Select and reproduce each line of the listing below that bears the string "with".
** Start of Listed entries **
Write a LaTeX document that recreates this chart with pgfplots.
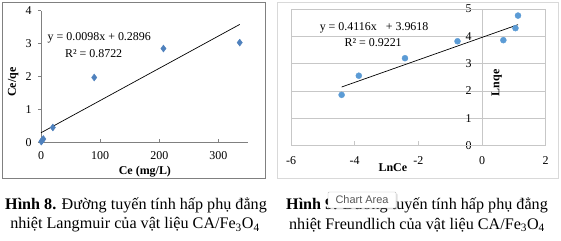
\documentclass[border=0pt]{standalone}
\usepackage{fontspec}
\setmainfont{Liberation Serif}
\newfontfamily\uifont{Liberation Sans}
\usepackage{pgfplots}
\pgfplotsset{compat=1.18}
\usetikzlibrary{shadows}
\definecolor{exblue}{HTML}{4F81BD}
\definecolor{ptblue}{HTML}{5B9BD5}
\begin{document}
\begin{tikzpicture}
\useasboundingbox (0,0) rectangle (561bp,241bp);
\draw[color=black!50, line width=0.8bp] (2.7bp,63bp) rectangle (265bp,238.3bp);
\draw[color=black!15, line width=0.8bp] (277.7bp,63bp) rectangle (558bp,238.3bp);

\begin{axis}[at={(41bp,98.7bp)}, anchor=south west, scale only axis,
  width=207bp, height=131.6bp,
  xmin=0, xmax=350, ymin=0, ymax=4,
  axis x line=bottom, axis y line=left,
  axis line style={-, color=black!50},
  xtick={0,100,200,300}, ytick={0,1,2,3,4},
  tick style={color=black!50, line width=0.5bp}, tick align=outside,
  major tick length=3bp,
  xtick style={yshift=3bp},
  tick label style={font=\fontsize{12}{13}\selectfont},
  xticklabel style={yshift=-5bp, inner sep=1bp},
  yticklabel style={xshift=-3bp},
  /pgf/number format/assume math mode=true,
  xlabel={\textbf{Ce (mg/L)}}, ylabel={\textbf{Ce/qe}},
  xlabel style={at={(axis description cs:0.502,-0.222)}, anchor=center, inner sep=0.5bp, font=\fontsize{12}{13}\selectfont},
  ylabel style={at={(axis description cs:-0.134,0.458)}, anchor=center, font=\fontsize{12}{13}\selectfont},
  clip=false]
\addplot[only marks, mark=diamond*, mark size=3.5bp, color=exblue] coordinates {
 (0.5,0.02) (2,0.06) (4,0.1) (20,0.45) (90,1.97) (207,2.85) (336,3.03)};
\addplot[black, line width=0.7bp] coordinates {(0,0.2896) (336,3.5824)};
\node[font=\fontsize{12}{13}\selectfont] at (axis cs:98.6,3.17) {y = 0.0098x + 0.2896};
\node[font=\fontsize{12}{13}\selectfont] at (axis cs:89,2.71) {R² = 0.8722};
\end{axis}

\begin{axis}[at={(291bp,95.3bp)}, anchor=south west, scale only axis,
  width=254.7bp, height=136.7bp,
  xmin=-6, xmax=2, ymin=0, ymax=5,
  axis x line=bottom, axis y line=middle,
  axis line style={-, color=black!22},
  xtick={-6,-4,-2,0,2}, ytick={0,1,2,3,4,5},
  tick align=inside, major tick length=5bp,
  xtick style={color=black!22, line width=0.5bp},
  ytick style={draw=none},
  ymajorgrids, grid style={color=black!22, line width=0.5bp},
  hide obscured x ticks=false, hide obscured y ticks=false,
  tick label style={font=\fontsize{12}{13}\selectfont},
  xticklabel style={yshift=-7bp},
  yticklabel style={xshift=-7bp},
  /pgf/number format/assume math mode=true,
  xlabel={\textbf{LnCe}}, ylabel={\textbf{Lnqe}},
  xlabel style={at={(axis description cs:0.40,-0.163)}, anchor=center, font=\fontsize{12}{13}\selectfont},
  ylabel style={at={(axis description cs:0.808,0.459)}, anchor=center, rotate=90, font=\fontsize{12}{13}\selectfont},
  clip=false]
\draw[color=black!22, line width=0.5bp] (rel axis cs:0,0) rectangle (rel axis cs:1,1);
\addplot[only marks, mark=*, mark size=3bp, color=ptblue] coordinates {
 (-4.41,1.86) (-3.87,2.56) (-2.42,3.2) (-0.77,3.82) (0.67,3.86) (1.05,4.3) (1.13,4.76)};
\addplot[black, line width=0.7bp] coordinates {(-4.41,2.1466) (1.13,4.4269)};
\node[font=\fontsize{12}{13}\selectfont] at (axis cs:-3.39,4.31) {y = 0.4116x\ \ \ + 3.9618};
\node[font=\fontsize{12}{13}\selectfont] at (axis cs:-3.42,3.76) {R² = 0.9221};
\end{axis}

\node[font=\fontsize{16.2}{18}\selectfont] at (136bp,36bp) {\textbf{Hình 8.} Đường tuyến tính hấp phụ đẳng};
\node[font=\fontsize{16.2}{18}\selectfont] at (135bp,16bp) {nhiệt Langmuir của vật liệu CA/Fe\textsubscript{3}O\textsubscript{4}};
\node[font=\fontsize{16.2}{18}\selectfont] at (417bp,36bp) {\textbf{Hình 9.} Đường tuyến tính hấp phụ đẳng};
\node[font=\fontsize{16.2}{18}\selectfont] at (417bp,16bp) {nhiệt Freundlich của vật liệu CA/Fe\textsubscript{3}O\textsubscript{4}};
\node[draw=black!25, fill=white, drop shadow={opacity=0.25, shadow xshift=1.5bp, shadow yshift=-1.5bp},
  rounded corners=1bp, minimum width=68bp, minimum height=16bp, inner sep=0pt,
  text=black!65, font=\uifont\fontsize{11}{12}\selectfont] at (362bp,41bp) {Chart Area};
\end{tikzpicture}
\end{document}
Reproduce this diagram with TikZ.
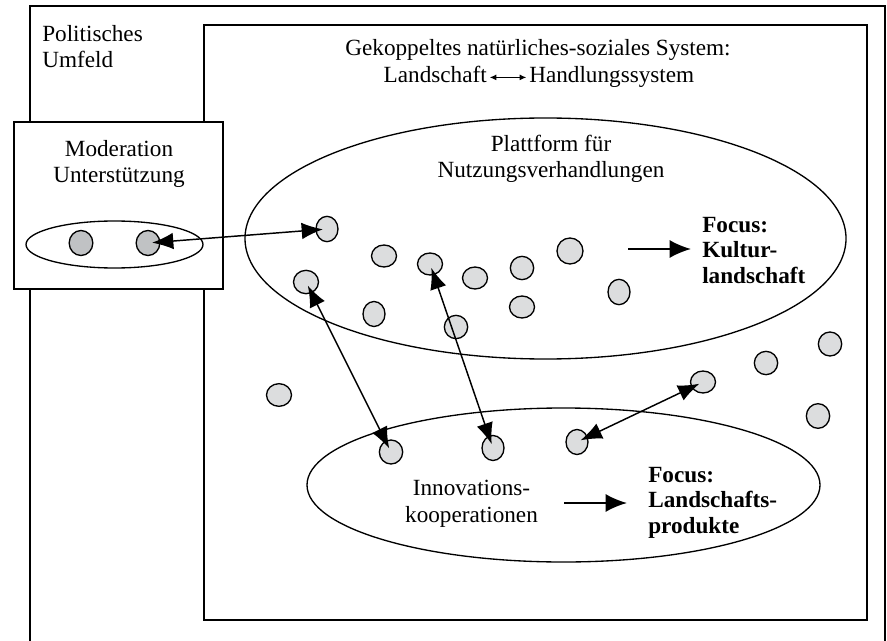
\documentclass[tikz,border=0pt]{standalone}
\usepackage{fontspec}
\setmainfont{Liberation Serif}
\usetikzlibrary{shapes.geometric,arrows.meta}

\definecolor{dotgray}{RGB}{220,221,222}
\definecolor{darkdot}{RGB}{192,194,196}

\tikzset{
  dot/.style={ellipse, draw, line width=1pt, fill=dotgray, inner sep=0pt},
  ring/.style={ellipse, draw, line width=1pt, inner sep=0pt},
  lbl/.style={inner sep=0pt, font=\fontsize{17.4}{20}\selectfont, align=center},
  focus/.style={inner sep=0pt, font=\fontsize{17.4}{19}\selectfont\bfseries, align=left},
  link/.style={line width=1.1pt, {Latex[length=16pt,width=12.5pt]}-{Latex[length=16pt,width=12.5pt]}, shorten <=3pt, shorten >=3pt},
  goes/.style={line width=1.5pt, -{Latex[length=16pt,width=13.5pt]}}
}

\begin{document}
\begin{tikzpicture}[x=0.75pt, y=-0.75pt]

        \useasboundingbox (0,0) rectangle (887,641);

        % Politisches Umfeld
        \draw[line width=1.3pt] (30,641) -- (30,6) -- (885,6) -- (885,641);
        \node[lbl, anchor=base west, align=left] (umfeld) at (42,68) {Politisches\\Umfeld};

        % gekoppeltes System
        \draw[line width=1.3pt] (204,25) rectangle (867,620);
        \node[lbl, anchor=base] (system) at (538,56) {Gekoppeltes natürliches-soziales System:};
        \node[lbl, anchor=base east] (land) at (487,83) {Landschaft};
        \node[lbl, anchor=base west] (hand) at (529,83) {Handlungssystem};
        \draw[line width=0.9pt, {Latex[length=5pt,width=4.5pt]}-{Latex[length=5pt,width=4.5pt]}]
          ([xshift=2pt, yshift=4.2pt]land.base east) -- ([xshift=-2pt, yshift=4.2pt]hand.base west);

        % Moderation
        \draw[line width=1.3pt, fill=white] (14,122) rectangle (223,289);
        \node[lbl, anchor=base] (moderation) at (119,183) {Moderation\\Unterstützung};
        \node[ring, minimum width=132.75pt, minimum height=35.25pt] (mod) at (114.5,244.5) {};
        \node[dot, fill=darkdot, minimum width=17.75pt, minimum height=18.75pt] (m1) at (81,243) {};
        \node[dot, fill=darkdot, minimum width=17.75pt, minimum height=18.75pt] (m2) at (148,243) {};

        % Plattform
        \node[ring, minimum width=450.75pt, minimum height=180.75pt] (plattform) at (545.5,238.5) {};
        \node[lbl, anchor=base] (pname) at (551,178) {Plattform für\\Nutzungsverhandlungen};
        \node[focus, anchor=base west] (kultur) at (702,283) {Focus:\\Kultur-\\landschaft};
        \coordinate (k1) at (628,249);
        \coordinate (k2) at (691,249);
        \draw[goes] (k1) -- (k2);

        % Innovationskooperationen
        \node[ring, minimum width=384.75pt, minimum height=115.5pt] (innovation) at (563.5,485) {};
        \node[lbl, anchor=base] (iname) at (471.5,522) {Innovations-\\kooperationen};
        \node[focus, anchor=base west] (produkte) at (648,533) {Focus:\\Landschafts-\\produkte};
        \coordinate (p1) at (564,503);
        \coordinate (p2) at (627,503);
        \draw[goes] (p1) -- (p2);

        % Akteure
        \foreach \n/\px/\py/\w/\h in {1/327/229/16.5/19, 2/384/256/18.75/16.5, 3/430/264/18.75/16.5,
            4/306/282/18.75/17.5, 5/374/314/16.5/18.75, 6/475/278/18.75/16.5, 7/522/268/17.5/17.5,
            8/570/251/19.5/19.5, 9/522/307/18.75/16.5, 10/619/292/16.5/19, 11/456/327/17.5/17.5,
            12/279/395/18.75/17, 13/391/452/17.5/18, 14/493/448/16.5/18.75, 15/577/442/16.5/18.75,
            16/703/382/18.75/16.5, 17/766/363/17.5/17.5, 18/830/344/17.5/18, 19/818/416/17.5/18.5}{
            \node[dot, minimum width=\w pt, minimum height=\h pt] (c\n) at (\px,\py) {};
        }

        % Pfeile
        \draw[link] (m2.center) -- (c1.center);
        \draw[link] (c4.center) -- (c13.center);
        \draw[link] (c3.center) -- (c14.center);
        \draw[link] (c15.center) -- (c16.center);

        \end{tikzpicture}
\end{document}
** End of Listed entries **
Result of this task:
Write a LaTeX document that recreates this chart with pgfplots.
Reproduce this diagram with TikZ.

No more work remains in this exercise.